There was also a cannabis case when they tried to make a prejudicate to make selling cannabis growing equipment illegal as a drug offense, but the massive trial was dropped at the first hearing when the judge just told the prosecutor to gtfo, and the appeals signed on that. So, selling growing equipment remained legal by court's mandate, but little did it help to those small businesses that were already raided and shut down. Instead of getting real people on court, they should first make a pre-trial evaluation whether something can be really charged, and then start the crusade.

Some countries have civil forfeiture which can be used to seize all crime related property to the state if certain circumstances are met. Drive a car while possessing pot - car confiscated. Do something illegal in property - property confiscated. Living in such a place kinda sucks. Some european countries also have an anti money laundering acts which give a very vague charge that funds can be seized if they are likely originated from criminal activity, and no sentence is required in order to fulfill seizure. Kind of, a person earns legal money and savings and sells something illegal, he can get his whole property seized unless he can explicitly prove they are from legal origins.

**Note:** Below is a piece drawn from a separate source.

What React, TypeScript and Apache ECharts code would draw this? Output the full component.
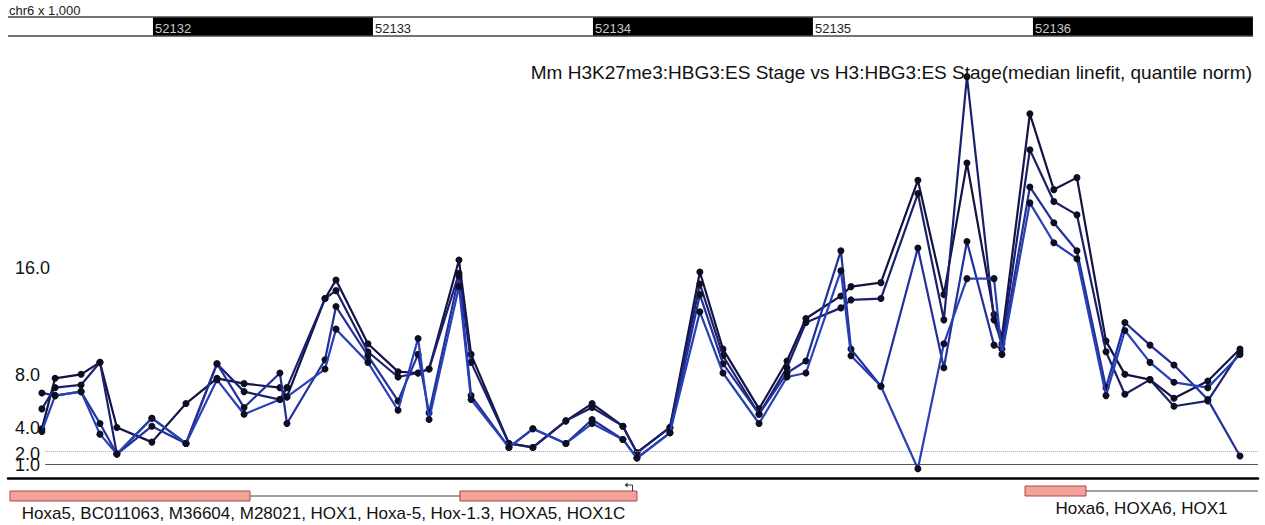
import React, { useEffect, useRef } from "react";
import * as echarts from "echarts";

const FONT = "'Liberation Sans', Arial, sans-serif";

const rulerCaption = "chr6 x 1,000";
const titleText =
  "Mm H3K27me3:HBG3:ES Stage vs H3:HBG3:ES Stage(median linefit, quantile norm)";
const xMin = 52131341;
const xMax = 52137023;
const rulerKb = [52131, 52132, 52133, 52134, 52135, 52136];
const yTickValuesUpper = [2, 4, 8, 16];
const yTickValuesLower = [1];
const thresholdStart = 52131510;

const probePositions = [
  52131495, 52131555, 52131673, 52131759, 52131836, 52131995, 52132150, 52132291,
  52132414, 52132577, 52132609, 52132782, 52132832, 52132977, 52133114, 52133205,
  52133255, 52133391, 52133446, 52133618, 52133727, 52133877, 52133996, 52134136,
  52134200, 52134350, 52134486, 52134591, 52134755, 52134882, 52134968, 52135127,
  52135173, 52135309, 52135477, 52135595, 52135700, 52135823, 52135859, 52135986,
  52136095, 52136200, 52136332, 52136418, 52136532, 52136641, 52136795, 52136941,
];

const seriesNames = ["Rep 1", "Rep 2", "Rep 3", "Rep 4"];
const rep1 = [
  3.7, 7.5, 7.8, 8.7, 3.8, 2.7, 5.6, 7.5, 7.1, 6.8, 6.1, 13.5, 14.9, 10.1, 8.0, 7.9,
  8.2, 16.4, 9.3, 2.6, 2.3, 4.3, 5.6, 3.9, 1.9, 3.8, 15.5, 9.7, 5.2, 8.8, 12.0, 13.7,
  14.4, 14.7, 22.4, 13.8, 23.7, 12.3, 10.6, 27.4, 21.7, 22.6, 10.3, 7.8, 7.4, 6.0, 7.3, 9.7,
];
const rep2 = [
  5.2, 6.8, 7.0, 8.7, 1.8, 4.5, 2.6, 8.6, 6.5, 5.9, 6.8, 13.5, 14.1, 9.5, 7.6, 7.9,
  8.2, 15.4, 8.7, 2.6, 2.3, 4.3, 5.3, 3.9, 1.9, 3.8, 14.6, 9.2, 4.8, 8.3, 11.7, 12.8,
  13.4, 13.5, 21.4, 11.9, 30.2, 11.9, 10.1, 24.7, 20.8, 19.8, 9.5, 6.3, 7.4, 5.4, 5.8, 9.5,
];
const rep3 = [
  6.4, 6.2, 6.5, 4.1, 1.8, 3.9, 2.6, 8.6, 5.3, 7.9, 4.1, 8.9, 12.9, 9.2, 5.8, 9.3,
  4.9, 15.2, 6.2, 2.3, 3.7, 2.6, 4.4, 2.9, 1.5, 3.4, 13.8, 8.6, 4.8, 7.9, 8.8, 17.1,
  9.7, 6.9, 17.3, 8.3, 17.8, 10.0, 9.7, 21.9, 19.2, 17.1, 6.8, 11.7, 10.0, 8.5, 5.9, 1.65,
];
const rep4 = [
  3.5, 6.2, 6.5, 3.3, 1.8, 4.5, 2.6, 7.4, 4.8, 5.9, 6.1, 8.2, 11.2, 8.7, 5.1, 10.5,
  4.4, 14.4, 5.9, 2.3, 3.7, 2.6, 4.1, 2.9, 1.5, 3.4, 12.5, 7.9, 4.1, 7.6, 7.9, 15.6,
  9.2, 6.9, 0.7, 10.1, 15.0, 15.0, 9.3, 20.7, 17.7, 16.5, 6.2, 11.1, 8.7, 7.2, 6.8, 9.3,
];

const geneLabels = [
  "Hoxa5, BC011063, M36604, M28021, HOX1, Hoxa-5, Hox-1.3, HOXA5, HOX1C",
  "Hoxa6, HOXA6, HOX1",
];
const geneSpans = [
  [52131350, 52134200],
  [52135964, 52137023],
];
const geneExons = [
  [
    [52131350, 52132441],
    [52133395, 52134200],
  ],
  [[52135964, 52136241]],
];
const geneTss = [52134180, null];

const lineColors = ["#131345", "#1b206c", "#22309a", "#2840b6"];
const geneRowY = [496, 491];

function makeYAxis(values: number[], shiftDown: boolean) {
  return {
    type: "value",
    min: 0,
    max: 31,
    position: "left",
    axisLine: { show: false },
    axisTick: { show: false },
    splitLine: { show: false },
    axisLabel: {
      inside: true,
      margin: 7,
      customValues: values,
      hideOverlap: false,
      formatter: (v: number) => v.toFixed(1),
      color: "#111",
      fontSize: 18,
      fontFamily: FONT,
      ...(shiftDown ? { verticalAlign: "top", lineHeight: 6 } : { verticalAlign: "middle" }),
    },
  };
}

export default function App() {
  const ref = useRef<HTMLDivElement>(null);
  useEffect(() => {
    document.body.style.margin = "0";
    if (!ref.current) return;
    const chart = echarts.init(ref.current, null, { renderer: "svg" });
    const reps = [rep1, rep2, rep3, rep4];

    const lineSeries = reps.map((vals, si) => ({
      type: "line",
      name: seriesNames[si],
      yAxisIndex: 0,
      data: probePositions.map((p, i) => [p, vals[i]]),
      symbol: "circle",
      symbolSize: 7,
      showSymbol: true,
      itemStyle: { color: "#0e0e22" },
      lineStyle: { color: lineColors[si], width: 2.2 },
      z: 3 + si,
      ...(si === 0
        ? {
            markLine: {
              silent: true,
              symbol: "none",
              label: { show: false },
              data: [
                [
                  { coord: [thresholdStart, 1], lineStyle: { color: "#555", width: 1, type: "solid" } },
                  { coord: [xMax, 1] },
                ],
                [
                  { coord: [thresholdStart, 2], lineStyle: { color: "#9a9ab8", width: 1, type: "dotted" } },
                  { coord: [xMax, 2] },
                ],
              ],
            },
          }
        : {}),
    }));

    const rulerSeries = {
      type: "custom",
      coordinateSystem: "cartesian2d",
      clip: false,
      silent: true,
      z: 1,
      data: rulerKb.map((kb) => [Math.max(kb * 1000, xMin), Math.min((kb + 1) * 1000, xMax), 0, kb]),
      encode: { x: [0, 1], y: 2 },
      renderItem: (params: any, api: any) => {
        const x0 = api.coord([api.value(0), 0])[0];
        const x1 = api.coord([api.value(1), 0])[0];
        const kb = api.value(3);
        const dark = kb % 2 === 0;
        const children: any[] = [
          { type: "rect", shape: { x: x0, y: 17, width: x1 - x0, height: 19 }, style: { fill: dark ? "#000" : "#fff" } },
          { type: "line", shape: { x1: x0, y1: 17, x2: x1, y2: 17 }, style: { stroke: "#444", lineWidth: 1.5 } },
          { type: "line", shape: { x1: x0, y1: 36, x2: x1, y2: 36 }, style: { stroke: "#444", lineWidth: 1.5 } },
        ];
        if (kb * 1000 >= xMin) {
          children.push({
            type: "text",
            style: {
              text: String(kb),
              x: x0 + 2,
              y: 35,
              align: "left",
              verticalAlign: "bottom",
              fill: dark ? "#c8c8c8" : "#222",
              fontSize: 13,
              fontFamily: FONT,
            },
          });
        }
        return { type: "group", children };
      },
    };

    const geneSeries = {
      type: "custom",
      coordinateSystem: "cartesian2d",
      clip: false,
      silent: true,
      z: 1,
      data: geneSpans.map((s, i) => [s[0], s[1], 0, i]),
      encode: { x: [0, 1], y: 2 },
      renderItem: (params: any, api: any) => {
        const idx = params.dataIndex;
        const x0 = api.coord([api.value(0), 0])[0];
        const x1 = api.coord([api.value(1), 0])[0];
        const yMid = geneRowY[idx];
        const h = 10;
        const children: any[] = [
          { type: "line", shape: { x1: x0, y1: yMid, x2: x1, y2: yMid }, style: { stroke: "#444", lineWidth: 1 } },
        ];
        geneExons[idx].forEach((ex) => {
          const ex0 = api.coord([ex[0], 0])[0];
          const ex1 = api.coord([ex[1], 0])[0];
          children.push({
            type: "rect",
            shape: { x: ex0, y: yMid - h / 2, width: ex1 - ex0, height: h },
            style: { fill: "#f2a29a", stroke: "#a84a44", lineWidth: 1 },
          });
        });
        const tss = geneTss[idx];
        if (tss != null) {
          const xt = api.coord([tss, 0])[0];
          children.push({
            type: "polyline",
            shape: { points: [[xt, yMid - h / 2], [xt, yMid - 11], [xt - 6, yMid - 11]] },
            style: { stroke: "#333", lineWidth: 1, fill: null },
          });
          children.push({
            type: "polygon",
            shape: { points: [[xt - 8, yMid - 11], [xt - 5, yMid - 13.5], [xt - 5, yMid - 8.5]] },
            style: { fill: "#333" },
          });
        }
        children.push({
          type: "text",
          style: {
            text: geneLabels[idx],
            x: (x0 + x1) / 2,
            y: yMid + 17,
            align: "center",
            verticalAlign: "middle",
            fill: "#111",
            fontSize: 17,
            fontFamily: FONT,
          },
        });
        return { type: "group", children };
      },
    };

    chart.setOption({
      animation: false,
      backgroundColor: "#fff",
      title: {
        text: titleText,
        right: 8,
        top: 58,
        textStyle: { fontSize: 19, fontWeight: "normal", color: "#111", fontFamily: FONT },
      },
      graphic: [
        {
          type: "text",
          left: 9,
          top: 4,
          style: { text: rulerCaption, fontSize: 13, fontFamily: FONT, fill: "#222" },
        },
      ],
      grid: { left: 8, right: 7, top: 66, bottom: 47 },
      xAxis: {
        type: "value",
        min: xMin,
        max: xMax,
        axisLine: { show: true, onZero: false, lineStyle: { color: "#000", width: 2.5 } },
        axisTick: { show: false },
        axisLabel: { show: false },
        splitLine: { show: false },
      },
      yAxis: [makeYAxis(yTickValuesUpper, true), makeYAxis(yTickValuesLower, false)],
      series: [rulerSeries, geneSeries, ...lineSeries],
    });
    return () => chart.dispose();
  }, []);
  return <div ref={ref} style={{ width: 1265, height: 525, background: "#fff" }} />;
}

[Edited on 17-2-2021 by Fyndium]

Xanax - 17-5-2021 at 11:58

Whats next to ban, acetone, sodium hydroxide?

Terrorists will still get the chemicals they need, even if its banned. They buy anyway stolen high explosives from the military or the construction/mining industry. They just destroy for us chemistry-interested geeks, who will do even more dangerous experiments to get exotic chemicals! I dont even think you can buy "The little chemistry box" anymore...

I wish it was the 60-ies...

Fyndium - 21-5-2021 at 08:50

Quote: Originally posted by Xanax  
Whats next to ban, acetone, sodium hydroxide?

They are already banned in many countries. Canada introduced an act that classifies acetone as registered chemical, with exception of small sales of few liters at a sale max. I have never seen it sold in larger than 1L bottles anyway. I wonder how many barrels the bad guys need to make the dreaded thing they are so afraid of, when 99% of the cases have involved amounts in two digit gram scale. It sounds more like "let's ban something because a new 5-year plan is ahead" - kind of stuff.